Dataset rows >>
-------------------------

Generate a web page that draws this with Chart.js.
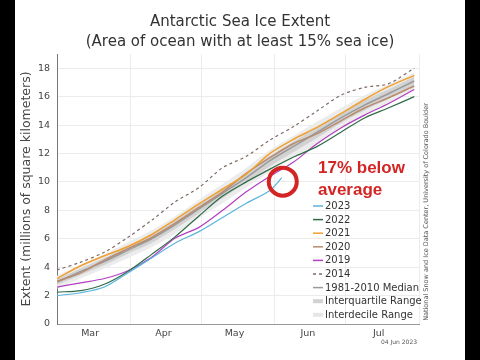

-------------------------

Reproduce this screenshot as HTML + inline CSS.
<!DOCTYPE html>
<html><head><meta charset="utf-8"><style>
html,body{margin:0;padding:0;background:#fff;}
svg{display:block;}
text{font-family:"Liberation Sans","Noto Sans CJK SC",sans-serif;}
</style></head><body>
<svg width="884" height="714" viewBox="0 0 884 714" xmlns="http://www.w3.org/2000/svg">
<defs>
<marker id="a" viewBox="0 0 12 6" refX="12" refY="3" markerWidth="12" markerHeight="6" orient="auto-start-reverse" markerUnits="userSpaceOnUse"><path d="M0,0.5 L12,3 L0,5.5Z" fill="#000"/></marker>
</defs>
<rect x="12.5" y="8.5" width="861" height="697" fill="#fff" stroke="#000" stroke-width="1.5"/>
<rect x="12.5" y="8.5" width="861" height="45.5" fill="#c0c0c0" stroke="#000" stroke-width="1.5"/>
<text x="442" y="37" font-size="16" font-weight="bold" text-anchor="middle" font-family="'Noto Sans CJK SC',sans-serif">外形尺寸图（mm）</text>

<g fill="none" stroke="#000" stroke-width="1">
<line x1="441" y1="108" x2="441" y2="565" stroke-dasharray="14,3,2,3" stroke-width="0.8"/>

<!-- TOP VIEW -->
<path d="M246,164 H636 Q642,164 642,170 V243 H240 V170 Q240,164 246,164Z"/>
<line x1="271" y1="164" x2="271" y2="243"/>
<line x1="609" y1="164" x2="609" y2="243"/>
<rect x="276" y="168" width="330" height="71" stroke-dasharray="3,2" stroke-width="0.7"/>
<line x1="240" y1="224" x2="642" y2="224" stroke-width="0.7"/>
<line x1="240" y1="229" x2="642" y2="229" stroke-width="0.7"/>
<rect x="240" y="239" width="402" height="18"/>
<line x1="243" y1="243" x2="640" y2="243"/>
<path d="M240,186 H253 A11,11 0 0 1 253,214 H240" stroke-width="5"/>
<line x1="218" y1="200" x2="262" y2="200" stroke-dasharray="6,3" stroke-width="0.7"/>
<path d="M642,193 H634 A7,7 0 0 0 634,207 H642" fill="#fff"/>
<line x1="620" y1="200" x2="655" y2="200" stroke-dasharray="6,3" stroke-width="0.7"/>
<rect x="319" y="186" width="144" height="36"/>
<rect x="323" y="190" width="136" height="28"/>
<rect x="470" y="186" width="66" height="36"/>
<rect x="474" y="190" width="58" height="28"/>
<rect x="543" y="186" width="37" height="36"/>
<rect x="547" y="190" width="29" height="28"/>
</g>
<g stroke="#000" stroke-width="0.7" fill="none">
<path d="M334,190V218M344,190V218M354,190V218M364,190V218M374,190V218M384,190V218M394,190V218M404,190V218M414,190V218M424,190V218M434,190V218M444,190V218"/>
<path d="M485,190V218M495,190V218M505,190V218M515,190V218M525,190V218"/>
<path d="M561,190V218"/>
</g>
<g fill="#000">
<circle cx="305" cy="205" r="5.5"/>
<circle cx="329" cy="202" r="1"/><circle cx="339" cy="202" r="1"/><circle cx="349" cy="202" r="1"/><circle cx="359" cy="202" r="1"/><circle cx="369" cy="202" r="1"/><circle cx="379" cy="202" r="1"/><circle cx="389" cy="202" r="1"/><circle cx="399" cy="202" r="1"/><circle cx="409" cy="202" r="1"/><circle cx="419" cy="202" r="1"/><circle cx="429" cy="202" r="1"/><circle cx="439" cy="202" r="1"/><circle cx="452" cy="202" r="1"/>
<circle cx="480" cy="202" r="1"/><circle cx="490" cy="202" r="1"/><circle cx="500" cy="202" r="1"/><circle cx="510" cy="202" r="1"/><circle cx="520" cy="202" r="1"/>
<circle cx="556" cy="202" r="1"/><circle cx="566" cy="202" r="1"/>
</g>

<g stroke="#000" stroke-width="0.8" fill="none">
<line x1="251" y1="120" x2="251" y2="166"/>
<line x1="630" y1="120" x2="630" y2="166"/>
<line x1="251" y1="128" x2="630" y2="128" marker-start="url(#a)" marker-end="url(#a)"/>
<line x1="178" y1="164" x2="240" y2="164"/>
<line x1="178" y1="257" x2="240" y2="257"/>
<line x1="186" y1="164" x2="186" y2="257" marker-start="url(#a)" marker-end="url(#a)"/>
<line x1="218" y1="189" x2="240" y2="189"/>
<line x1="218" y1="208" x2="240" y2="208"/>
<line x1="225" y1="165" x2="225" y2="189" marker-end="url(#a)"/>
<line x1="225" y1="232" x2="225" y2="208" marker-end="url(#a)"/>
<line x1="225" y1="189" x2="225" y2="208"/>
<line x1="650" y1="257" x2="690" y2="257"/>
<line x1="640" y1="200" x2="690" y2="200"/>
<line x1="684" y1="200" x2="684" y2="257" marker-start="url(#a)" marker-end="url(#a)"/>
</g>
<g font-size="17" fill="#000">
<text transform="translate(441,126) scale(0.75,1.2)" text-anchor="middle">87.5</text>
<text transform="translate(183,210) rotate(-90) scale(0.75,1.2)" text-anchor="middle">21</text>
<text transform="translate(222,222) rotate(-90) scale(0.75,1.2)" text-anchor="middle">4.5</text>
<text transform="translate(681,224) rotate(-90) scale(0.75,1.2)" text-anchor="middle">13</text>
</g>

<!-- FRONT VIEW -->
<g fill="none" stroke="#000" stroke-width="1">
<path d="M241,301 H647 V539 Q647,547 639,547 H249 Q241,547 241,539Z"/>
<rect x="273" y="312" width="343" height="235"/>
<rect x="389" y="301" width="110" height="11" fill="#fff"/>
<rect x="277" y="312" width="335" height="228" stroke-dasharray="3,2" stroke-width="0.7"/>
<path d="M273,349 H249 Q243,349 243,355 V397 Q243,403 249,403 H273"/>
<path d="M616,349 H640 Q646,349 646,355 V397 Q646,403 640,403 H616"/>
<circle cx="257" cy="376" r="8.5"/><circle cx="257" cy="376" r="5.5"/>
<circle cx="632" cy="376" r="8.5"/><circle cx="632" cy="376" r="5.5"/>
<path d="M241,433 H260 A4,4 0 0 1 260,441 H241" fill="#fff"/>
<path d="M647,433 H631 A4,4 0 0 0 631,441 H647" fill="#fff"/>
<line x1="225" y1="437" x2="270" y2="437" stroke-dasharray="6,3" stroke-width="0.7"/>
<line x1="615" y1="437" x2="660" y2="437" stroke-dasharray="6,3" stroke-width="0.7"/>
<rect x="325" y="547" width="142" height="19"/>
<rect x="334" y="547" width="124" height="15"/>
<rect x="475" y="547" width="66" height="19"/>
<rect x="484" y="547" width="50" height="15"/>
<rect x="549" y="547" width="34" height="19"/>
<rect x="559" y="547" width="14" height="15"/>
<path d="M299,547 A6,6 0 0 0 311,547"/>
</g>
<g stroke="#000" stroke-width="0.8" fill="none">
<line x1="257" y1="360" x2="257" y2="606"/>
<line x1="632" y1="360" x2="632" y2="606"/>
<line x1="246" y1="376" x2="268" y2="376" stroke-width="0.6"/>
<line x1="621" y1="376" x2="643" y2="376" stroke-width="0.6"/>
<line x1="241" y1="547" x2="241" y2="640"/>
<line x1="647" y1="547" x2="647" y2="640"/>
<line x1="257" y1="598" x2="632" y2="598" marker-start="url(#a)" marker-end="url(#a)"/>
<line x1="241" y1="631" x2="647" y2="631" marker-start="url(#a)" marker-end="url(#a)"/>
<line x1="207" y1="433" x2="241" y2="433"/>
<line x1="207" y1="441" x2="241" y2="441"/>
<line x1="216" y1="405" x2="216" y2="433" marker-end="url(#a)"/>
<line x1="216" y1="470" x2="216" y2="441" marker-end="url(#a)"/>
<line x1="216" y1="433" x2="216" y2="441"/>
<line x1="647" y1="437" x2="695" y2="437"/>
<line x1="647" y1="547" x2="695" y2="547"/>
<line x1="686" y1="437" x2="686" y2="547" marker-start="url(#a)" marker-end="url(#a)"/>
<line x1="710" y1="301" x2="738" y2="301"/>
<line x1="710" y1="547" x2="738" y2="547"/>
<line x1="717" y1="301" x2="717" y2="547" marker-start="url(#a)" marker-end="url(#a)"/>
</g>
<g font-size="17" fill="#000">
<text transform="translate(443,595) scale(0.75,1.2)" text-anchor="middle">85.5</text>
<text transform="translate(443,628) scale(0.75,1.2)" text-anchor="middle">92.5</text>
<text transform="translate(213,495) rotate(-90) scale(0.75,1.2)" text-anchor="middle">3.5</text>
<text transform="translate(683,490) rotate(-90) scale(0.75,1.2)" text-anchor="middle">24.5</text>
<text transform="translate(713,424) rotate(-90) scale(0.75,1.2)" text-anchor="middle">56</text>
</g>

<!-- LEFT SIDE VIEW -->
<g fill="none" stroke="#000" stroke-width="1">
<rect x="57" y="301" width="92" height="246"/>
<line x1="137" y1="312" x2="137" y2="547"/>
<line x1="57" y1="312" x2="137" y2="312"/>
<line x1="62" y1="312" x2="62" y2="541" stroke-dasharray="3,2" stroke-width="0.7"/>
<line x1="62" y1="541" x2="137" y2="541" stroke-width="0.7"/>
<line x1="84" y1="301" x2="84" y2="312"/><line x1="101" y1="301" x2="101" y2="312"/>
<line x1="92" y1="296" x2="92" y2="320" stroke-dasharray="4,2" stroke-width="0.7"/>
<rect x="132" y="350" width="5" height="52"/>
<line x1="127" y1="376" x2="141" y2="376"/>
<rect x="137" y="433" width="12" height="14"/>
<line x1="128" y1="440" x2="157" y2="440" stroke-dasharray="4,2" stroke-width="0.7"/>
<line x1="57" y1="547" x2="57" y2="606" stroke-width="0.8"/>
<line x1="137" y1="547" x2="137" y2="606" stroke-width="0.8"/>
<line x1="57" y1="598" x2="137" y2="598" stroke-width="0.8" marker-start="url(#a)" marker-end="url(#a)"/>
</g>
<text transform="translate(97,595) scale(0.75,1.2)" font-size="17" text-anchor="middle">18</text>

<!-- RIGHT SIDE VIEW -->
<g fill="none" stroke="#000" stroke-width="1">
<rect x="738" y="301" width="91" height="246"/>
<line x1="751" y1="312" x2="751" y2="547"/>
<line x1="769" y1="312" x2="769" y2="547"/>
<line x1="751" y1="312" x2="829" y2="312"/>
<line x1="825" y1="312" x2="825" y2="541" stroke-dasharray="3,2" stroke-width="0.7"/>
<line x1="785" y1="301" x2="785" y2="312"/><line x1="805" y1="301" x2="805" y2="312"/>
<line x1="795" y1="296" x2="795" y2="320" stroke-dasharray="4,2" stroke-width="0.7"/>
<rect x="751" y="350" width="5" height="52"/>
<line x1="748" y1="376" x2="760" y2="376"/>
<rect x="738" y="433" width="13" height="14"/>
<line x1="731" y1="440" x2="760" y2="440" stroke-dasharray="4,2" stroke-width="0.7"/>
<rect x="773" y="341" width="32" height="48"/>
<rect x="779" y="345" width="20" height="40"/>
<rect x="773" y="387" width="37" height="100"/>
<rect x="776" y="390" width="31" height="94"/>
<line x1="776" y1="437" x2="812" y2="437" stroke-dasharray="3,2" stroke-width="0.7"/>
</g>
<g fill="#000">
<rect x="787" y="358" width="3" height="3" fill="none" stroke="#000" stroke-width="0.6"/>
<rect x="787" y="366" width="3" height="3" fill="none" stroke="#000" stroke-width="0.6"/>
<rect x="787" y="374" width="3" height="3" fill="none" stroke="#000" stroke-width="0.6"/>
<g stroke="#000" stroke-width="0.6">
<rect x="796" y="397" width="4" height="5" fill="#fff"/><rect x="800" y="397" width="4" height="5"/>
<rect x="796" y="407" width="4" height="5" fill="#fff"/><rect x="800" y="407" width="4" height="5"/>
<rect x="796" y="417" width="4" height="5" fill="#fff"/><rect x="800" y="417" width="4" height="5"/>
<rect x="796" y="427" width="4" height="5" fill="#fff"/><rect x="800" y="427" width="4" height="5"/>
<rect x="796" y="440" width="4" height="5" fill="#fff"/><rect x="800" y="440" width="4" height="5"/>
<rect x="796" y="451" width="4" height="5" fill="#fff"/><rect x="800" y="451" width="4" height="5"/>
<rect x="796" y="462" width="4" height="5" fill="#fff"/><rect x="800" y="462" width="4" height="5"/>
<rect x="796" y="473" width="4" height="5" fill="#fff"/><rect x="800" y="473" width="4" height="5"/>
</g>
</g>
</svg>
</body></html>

-------------------------

What is being asked >> Show the lines of the records that contain the word "this".

Full response >>
Generate a web page that draws this with Chart.js.
Reproduce this screenshot as HTML + inline CSS.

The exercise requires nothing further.